Hay gente que cuando se emborracha canta canciones de Alaska o la sintonía de La Abeja Maya. Yo me sé de memoria la mayor parte del repertorio de la primera hornada del RRV, desde Escupe de Cicatriz a Sr. Juez de Zer Bizio? pasando por Ruido de sables de MCD. Creo que incluso a los quince años, cuando era prácticamente la única música que escuchaba, me daba cuenta de que eran canciones bastante cutres. Aún así, para mí esa música fue importante y no puedo dejar de pensar que había un buen motivo para ello.

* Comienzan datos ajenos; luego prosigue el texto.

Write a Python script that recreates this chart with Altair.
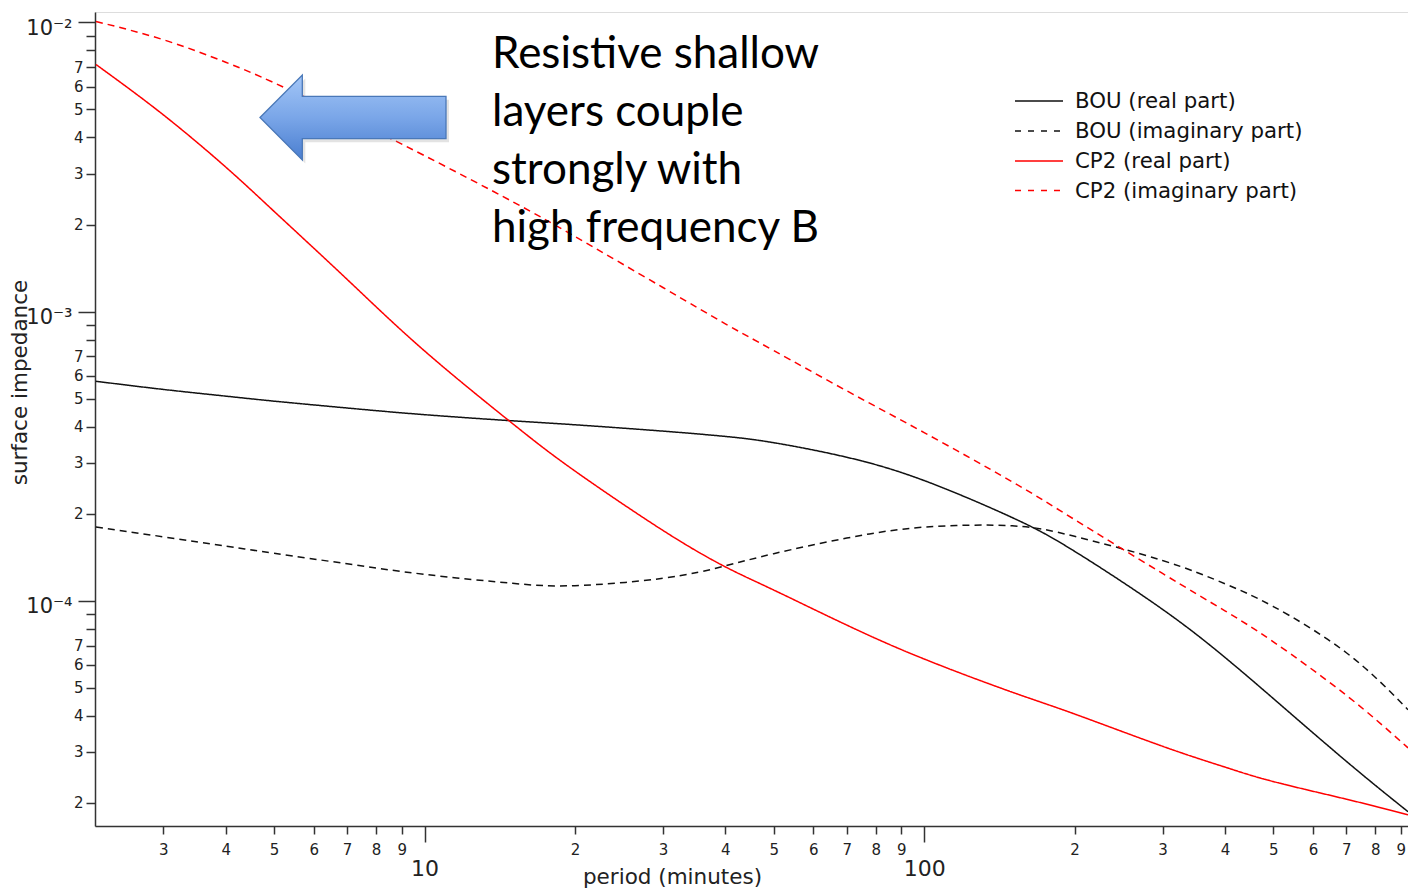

Un discurso musical contradictorio

Tal vez la razón de esa contradicción sea que el RRV se pensó a sí mismo como el hilo musical de la revolución pero fue más bien el ruido de fondo de la desmovilización. Fue ultrapolítico en el momento en el que comenzaba el derrumbe de los movimientos de izquierda. Como explica El estado de las cosas el RRV, por un lado, fue un espacio de resistencia a eso que Guillem Martínez ha llamado la cultura de la transición. Cuestionó el consenso hegemónico acerca de lo que era aceptable política y culturalmente.

Abordó, a menudo con más rabia que inteligencia, asuntos de los que nadie hablaba: el plan ZEN, el nacionalismo español, el consumismo, la degradación de los barrios obreros, la violencia policial, el sexismo… La consecuencia fue una exclusión sistemática del RRV de los medios de comunicación. Grupos que vendían cientos de miles de discos eran completamente invisibles en las televisiones, radios y periódicos.

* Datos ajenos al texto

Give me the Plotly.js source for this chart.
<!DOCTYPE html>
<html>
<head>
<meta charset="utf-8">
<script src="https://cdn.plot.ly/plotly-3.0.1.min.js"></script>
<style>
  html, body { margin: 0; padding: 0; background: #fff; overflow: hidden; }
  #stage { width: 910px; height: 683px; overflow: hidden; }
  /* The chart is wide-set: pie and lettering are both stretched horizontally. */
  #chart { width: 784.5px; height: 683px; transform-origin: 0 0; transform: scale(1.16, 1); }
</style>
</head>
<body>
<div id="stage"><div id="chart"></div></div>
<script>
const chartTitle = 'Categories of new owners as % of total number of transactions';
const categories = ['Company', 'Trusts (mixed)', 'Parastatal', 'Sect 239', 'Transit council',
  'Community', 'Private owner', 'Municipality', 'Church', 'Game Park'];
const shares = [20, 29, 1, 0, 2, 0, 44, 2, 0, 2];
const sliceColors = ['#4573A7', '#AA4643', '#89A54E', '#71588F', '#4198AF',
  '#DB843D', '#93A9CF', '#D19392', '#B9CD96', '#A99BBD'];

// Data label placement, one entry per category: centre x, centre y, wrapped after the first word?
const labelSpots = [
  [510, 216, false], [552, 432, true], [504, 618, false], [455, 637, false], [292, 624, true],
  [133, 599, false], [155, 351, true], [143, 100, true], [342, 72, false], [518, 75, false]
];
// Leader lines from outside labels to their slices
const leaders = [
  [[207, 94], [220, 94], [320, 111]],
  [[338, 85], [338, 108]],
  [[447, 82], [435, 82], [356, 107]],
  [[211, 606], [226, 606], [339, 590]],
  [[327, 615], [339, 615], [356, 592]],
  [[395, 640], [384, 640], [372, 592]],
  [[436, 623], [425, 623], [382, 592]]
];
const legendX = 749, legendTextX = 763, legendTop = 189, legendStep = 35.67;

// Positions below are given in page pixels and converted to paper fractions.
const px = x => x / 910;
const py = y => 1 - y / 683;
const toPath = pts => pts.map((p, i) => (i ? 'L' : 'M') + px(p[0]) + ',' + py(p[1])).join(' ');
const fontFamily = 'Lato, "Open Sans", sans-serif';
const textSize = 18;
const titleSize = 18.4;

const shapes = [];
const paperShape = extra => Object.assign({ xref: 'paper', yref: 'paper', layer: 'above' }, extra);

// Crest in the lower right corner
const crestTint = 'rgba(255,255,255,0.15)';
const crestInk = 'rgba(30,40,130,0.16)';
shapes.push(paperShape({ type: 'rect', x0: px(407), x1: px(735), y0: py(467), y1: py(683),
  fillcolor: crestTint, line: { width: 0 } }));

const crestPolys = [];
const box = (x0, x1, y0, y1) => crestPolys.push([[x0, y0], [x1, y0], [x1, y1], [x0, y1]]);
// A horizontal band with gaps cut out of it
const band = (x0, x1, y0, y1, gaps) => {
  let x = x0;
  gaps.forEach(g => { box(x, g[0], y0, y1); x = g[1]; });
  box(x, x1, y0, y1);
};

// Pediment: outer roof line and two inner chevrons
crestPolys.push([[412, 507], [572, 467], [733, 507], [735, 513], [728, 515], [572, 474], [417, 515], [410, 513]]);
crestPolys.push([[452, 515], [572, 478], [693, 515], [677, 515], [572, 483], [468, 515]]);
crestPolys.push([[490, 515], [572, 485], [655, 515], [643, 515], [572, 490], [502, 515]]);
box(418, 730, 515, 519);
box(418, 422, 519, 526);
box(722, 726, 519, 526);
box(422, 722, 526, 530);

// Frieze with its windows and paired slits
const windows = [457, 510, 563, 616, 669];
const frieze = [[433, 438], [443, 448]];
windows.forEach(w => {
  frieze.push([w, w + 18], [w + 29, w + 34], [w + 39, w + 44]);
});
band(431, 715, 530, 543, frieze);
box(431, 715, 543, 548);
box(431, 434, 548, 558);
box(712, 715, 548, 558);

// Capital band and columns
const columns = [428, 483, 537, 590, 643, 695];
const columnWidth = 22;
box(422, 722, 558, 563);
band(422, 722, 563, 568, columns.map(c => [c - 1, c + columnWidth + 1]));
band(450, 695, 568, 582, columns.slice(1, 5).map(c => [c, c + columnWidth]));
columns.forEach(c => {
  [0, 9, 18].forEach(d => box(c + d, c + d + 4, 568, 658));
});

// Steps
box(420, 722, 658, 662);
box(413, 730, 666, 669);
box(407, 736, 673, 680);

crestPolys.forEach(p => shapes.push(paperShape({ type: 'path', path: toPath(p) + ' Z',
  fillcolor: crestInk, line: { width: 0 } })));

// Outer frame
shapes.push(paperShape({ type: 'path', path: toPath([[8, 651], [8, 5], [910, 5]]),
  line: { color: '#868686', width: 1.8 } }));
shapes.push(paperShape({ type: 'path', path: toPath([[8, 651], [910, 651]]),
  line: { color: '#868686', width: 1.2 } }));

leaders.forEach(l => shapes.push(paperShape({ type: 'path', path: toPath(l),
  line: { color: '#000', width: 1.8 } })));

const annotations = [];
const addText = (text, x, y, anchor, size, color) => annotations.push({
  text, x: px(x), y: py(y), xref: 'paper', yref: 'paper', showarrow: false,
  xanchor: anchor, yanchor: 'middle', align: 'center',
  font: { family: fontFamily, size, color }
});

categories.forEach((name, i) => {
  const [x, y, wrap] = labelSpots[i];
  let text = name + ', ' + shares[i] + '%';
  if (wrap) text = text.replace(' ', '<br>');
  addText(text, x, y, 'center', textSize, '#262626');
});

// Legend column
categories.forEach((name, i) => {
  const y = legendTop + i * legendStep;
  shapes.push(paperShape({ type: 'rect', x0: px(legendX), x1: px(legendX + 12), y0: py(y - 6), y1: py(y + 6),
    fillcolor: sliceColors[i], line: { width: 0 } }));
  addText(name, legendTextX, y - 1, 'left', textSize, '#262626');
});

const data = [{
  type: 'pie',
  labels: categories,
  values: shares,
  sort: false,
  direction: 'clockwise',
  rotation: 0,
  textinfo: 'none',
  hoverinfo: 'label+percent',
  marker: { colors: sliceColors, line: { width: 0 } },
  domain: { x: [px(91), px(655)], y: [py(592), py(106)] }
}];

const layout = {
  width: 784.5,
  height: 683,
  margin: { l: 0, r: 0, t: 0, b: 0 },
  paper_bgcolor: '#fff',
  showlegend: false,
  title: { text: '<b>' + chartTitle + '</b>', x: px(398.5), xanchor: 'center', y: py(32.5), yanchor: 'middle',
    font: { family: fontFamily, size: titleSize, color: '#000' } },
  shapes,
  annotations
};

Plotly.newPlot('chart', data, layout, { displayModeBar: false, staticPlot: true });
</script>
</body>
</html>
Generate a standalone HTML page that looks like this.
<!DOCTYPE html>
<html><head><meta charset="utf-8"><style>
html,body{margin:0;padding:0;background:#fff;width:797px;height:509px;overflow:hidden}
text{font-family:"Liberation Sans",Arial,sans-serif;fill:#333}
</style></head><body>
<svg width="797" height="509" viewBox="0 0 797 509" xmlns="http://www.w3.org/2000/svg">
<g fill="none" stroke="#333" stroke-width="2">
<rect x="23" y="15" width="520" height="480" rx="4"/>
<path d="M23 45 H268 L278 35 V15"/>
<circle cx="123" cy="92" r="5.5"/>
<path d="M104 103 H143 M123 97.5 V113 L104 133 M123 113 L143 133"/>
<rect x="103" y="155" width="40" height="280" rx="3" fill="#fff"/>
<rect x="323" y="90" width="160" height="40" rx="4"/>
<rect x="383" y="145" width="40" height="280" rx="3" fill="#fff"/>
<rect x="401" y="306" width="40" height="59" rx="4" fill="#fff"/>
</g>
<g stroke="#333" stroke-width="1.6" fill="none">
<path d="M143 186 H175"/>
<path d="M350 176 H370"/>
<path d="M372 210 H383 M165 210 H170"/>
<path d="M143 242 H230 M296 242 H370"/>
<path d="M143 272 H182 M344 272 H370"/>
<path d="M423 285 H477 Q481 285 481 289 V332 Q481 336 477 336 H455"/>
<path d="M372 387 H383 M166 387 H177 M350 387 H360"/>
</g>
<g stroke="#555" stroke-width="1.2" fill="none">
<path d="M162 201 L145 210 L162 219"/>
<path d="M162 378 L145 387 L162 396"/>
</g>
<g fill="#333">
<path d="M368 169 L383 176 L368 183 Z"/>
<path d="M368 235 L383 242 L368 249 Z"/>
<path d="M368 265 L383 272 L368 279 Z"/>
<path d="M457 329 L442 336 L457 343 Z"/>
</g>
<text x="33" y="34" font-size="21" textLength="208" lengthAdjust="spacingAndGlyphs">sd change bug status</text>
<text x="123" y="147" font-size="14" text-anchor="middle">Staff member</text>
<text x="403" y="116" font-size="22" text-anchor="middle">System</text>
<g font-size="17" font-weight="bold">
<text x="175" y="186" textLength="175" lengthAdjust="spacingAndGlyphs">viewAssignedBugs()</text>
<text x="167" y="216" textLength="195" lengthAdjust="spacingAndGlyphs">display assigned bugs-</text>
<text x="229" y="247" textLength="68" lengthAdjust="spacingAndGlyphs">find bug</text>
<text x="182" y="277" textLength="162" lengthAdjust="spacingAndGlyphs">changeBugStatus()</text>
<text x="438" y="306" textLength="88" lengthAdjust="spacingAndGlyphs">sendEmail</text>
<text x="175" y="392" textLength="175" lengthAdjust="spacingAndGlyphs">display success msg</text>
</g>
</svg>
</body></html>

Pero, por otro lado, como también se apunta en El estado de las cosas, el RRV pronto se convirtió en un discurso musical conformista con importantes aspectos consensuales. Los bilbainos Doctor Deseo lo resumieron muy bien ya en 1985: “El RRV no es lo que era, se ha convertido en una institución, parece algo sagrado que no se puede mover. Además, en realidad son muy poco radicales, musical y estéticamente son muy conservadores, y sus letras son relativamente radicales, amén del panfleto. Hay tres temas fundamentales: meterse con los modernos, contra la iglesia y contra la policía. Si se nombra la palabra ”maderos“ es éxito seguro en Euskadi”.

Es verdad: las palabras y los lemas se van momificando hasta volverse inservibles. Pero no está muy clara cuál es la alternativa. En el instituto tenía un amigo que siempre me decía que para él las letras de La Polla Records eran auténtica filosofía. Yo, que me creía muy listo, me reía un poco de él. Cuando empecé a estudiar la carrera de filosofía me topé con Volver a pensar (Akal, 1989), un libro muy importante para entender la década de los ochenta en el que Carlos Fernández Liria y Santiago Alba Rico decían literalmente eso.

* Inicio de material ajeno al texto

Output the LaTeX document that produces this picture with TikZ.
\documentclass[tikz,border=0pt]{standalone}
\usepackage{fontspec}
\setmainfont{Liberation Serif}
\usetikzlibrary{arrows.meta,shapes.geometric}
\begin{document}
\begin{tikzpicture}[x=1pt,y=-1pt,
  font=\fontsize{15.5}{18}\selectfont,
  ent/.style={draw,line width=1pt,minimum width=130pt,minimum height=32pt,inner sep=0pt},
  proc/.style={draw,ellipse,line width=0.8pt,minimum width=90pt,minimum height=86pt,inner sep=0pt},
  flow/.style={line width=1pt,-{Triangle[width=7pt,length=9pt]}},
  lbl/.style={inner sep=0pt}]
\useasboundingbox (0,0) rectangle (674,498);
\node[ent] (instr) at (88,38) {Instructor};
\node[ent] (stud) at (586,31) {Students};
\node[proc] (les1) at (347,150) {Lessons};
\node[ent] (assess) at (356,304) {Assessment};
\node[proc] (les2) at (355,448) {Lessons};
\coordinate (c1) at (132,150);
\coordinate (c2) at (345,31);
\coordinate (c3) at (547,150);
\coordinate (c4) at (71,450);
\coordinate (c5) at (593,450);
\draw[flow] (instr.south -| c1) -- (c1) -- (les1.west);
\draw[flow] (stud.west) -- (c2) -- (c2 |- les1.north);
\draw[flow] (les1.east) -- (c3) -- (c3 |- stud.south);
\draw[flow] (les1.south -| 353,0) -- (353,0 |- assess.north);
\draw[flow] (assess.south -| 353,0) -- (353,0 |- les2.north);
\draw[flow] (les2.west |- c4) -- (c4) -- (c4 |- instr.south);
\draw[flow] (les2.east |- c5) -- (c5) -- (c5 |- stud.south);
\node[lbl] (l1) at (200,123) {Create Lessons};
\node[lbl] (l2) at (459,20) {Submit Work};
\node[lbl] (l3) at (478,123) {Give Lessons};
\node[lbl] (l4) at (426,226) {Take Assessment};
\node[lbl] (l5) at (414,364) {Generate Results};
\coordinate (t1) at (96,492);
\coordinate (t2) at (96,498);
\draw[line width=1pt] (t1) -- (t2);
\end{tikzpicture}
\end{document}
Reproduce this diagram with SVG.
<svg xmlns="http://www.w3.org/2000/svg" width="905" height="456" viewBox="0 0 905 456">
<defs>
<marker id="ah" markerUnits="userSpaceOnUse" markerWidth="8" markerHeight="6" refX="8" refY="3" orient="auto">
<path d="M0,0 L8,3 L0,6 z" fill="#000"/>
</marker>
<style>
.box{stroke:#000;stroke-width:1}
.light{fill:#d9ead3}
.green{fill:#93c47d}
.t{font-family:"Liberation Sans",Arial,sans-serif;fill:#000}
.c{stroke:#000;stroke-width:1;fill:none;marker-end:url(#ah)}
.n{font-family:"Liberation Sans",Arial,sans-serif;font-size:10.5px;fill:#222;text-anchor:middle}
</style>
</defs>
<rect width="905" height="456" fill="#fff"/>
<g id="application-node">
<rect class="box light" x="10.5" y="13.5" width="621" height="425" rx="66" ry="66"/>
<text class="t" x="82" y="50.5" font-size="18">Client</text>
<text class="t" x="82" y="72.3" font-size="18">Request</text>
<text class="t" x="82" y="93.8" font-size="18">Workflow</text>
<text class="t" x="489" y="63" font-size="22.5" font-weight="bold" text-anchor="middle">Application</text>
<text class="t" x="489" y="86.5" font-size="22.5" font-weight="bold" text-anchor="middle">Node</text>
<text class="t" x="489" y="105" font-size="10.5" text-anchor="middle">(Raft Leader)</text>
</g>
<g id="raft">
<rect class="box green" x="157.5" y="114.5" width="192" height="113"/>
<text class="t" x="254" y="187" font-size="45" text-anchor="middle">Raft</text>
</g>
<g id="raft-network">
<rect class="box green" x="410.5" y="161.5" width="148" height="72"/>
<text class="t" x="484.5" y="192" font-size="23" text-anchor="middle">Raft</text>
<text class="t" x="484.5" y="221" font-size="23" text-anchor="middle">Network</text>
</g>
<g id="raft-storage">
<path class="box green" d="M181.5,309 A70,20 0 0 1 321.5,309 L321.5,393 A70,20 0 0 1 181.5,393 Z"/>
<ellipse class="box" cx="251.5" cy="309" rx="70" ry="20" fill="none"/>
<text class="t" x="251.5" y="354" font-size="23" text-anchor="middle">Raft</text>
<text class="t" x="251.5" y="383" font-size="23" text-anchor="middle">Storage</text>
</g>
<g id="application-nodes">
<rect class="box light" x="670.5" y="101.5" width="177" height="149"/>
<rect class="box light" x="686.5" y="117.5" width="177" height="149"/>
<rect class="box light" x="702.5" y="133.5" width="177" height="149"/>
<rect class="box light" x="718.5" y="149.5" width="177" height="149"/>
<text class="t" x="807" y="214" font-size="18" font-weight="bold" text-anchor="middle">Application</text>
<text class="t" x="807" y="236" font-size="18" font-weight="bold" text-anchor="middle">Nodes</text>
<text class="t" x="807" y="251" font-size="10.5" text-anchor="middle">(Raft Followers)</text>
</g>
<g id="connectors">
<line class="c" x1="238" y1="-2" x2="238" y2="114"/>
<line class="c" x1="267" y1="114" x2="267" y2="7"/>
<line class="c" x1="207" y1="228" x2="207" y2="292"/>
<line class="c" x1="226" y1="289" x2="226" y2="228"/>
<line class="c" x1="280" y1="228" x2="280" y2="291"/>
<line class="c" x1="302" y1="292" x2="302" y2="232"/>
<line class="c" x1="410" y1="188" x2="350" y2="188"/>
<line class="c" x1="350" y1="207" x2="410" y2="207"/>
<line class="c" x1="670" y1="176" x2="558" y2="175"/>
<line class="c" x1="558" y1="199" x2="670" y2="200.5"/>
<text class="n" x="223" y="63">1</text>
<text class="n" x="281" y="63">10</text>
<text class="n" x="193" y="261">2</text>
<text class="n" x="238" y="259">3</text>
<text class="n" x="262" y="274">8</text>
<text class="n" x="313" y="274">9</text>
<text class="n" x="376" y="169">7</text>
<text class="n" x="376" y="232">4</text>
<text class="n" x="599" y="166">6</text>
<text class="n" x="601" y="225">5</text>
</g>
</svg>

Contraponían las letras de La Polla Records, que se atrevían a repetirse una y otra vez, con las filigranas de la filosofía postmoderna. El RRV nos enseñó a ser pesados, a no caer en la tentación de la originalidad, a decir lo mismo porque aquí siempre ganan los mismos. Los originales son esos que nos aseguraban que estábamos todos en el mismo barco y que si estudiábamos mucho, protestábamos poco, aprendíamos inglés y pedíamos una hipoteca todo iría bien. Y, por cierto, a veces las palabras y los lemas no mueren, sólo hibernan. Como cuando Javier Gallego nos recordó un día de mayo de 2011 que la banda sonora de nuestras plazas se había compuesto en 1990.